Known for his unspeakable designs that are often inspired by traditional building styles, with over forty years exciting career, the English architect’s work can be discovered in cities across the world. His iconic works include the refurbishment of Mies van der Rohe’s iconic Neue Nationalgalerie in Berlin, the Royal Academy of Arts in London, the Amorepacific Headquarters in Seoul and most recently, his proposal for the National Archaeological Museum of Athens has been selected to expand the largest museum in Greece. Sir David Chipperfield has received numerous prestigious awards, including the Royal Institute of British Architects Royal Gold Medal, the American Institute of Architects Gold Medal and now the Pritzker Architecture Prize.

THE JURY
The Pritzker Prize is conferred in acknowledgment of those qualities of talent, vision and commitment, which have persistently produced significant contributions to humanity and the built environment through the art of architecture. The career of David Chipperfield is marked by a long term, rigour and consistency in a body of work that has seamlessly integrated and balanced both terms of that equation.
The careful, well-crafted, precise and calm responses he has offered to the goals aspired to in his buildings can only originate in a deep and sustained knowledge of the discipline. Yet, those responses are never self-centred, nor do they serve in any way as art for art’s sake: rather, they always remained focused on the higher purpose of the undertaking and on the pursuit of civic and public good.

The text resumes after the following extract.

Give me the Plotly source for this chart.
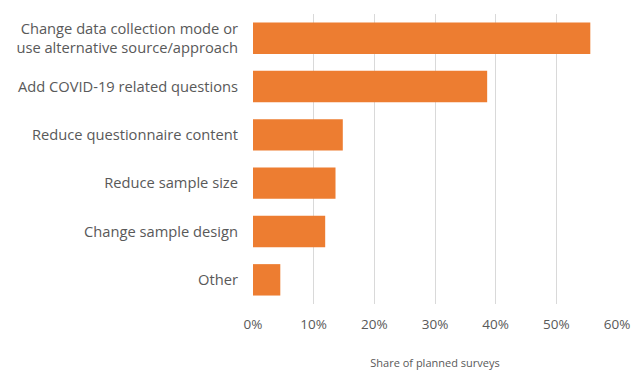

David Chipperfield ‘does his job’, and he does it by balancing relevancy and stature. To operate anchored to the body of knowledge of the discipline or architecture requires both intelligence and modesty; to put such knowledge at the service of a given project requires talent and maturity. He has in every case skilfully chosen the tools that are instrumental to the project instead of those that might only celebrate the architect as artist.
Such an approach explains how it is that a gifted architect can sometimes almost disappear when working on the restoration or renovation of existing buildings and architectural masterpieces like those on Berlin’s Museum Island or even more in the case of Mies van der Rohe’s iconic Neue Nationalgalerie in Berlin. It also explains why the wide spectrum of David Chipperfield’s skills appears in full when he is called upon to create from scratch.

Always characterized by elegance, restraint, a sense of permanence, as well as clear compositions and refined detailing, his buildings each time exude clarity, surprise, sophisticated contextuality and confident presence. In an era of excessive commercialization, over-designing, and over-exaggeration, he can always achieve balance: between a modern minimalistic architectural language and freedom of expression, between abstract statements and rigorous elegance never devoid of complexity.